### [Written instruction]
Report every line in the listing that contains the string "chart".
========
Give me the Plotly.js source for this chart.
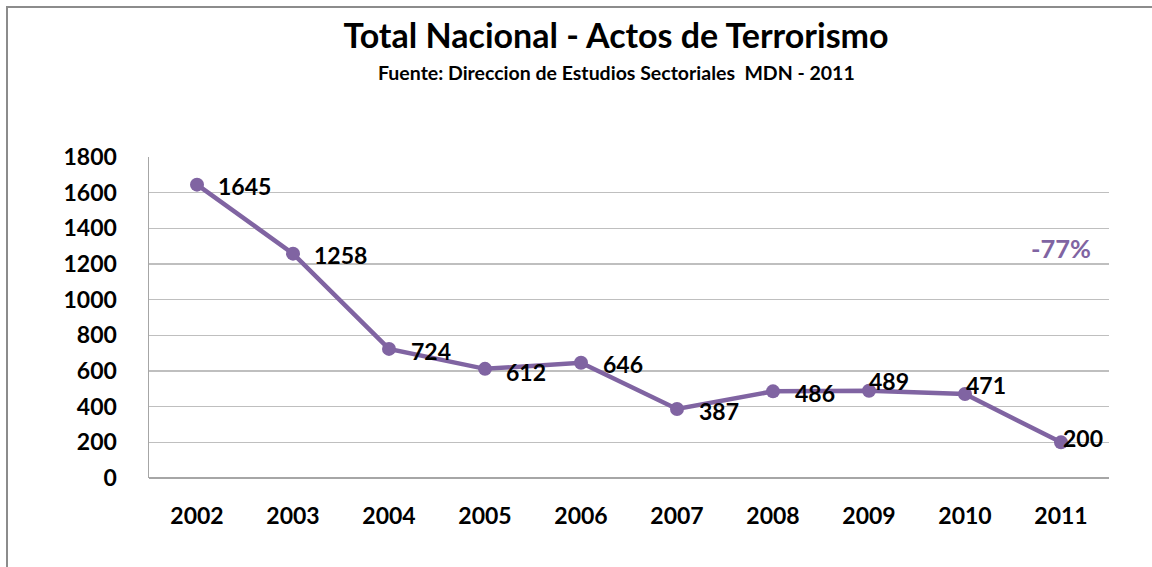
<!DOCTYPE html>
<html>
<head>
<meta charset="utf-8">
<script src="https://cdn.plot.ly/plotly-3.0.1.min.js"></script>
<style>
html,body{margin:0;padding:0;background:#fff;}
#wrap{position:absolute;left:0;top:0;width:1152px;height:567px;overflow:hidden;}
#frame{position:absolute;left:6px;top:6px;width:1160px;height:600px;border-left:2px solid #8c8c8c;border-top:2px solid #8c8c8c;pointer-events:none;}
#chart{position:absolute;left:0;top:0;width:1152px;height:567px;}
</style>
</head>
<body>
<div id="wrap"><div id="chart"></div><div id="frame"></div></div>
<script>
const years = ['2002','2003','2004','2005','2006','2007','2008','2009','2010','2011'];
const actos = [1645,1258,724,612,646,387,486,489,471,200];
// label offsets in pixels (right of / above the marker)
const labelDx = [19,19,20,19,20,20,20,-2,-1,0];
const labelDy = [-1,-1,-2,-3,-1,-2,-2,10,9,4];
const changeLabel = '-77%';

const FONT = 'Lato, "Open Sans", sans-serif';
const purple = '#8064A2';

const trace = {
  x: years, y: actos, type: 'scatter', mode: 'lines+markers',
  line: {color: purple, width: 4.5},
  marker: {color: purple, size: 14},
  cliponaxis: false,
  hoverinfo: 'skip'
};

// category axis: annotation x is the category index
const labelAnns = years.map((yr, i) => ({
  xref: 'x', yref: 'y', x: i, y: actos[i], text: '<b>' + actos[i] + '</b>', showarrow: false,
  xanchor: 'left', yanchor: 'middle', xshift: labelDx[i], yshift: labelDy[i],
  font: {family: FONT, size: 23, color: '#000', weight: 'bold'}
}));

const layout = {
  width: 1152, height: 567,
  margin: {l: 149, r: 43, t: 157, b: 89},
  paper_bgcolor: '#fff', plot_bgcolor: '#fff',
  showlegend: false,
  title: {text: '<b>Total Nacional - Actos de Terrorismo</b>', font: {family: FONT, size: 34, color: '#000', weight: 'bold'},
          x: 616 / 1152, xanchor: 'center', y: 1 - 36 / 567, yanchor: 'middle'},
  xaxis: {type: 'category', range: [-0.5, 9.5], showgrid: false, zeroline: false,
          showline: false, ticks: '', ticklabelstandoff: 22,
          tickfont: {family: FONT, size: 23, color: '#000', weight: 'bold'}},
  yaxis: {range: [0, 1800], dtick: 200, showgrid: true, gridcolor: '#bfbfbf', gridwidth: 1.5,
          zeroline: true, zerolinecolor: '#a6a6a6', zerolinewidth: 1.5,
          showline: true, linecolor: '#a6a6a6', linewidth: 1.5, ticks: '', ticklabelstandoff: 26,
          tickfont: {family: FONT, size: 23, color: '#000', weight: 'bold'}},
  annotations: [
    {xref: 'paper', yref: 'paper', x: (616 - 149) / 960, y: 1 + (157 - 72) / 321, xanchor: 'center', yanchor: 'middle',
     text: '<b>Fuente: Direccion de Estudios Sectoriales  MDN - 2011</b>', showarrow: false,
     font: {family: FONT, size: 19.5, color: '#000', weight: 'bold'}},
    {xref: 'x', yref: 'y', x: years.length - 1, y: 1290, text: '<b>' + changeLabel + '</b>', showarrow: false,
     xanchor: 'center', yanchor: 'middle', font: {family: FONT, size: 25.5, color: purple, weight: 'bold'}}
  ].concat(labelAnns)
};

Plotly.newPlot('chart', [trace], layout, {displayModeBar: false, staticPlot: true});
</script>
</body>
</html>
========
### [Task result]
Give me the Plotly.js source for this chart.
#chart{position:absolute;left:0;top:0;width:1152px;height:567px;}
<div id="wrap"><div id="chart"></div><div id="frame"></div></div>
Plotly.newPlot('chart', [trace], layout, {displayModeBar: false, staticPlot: true});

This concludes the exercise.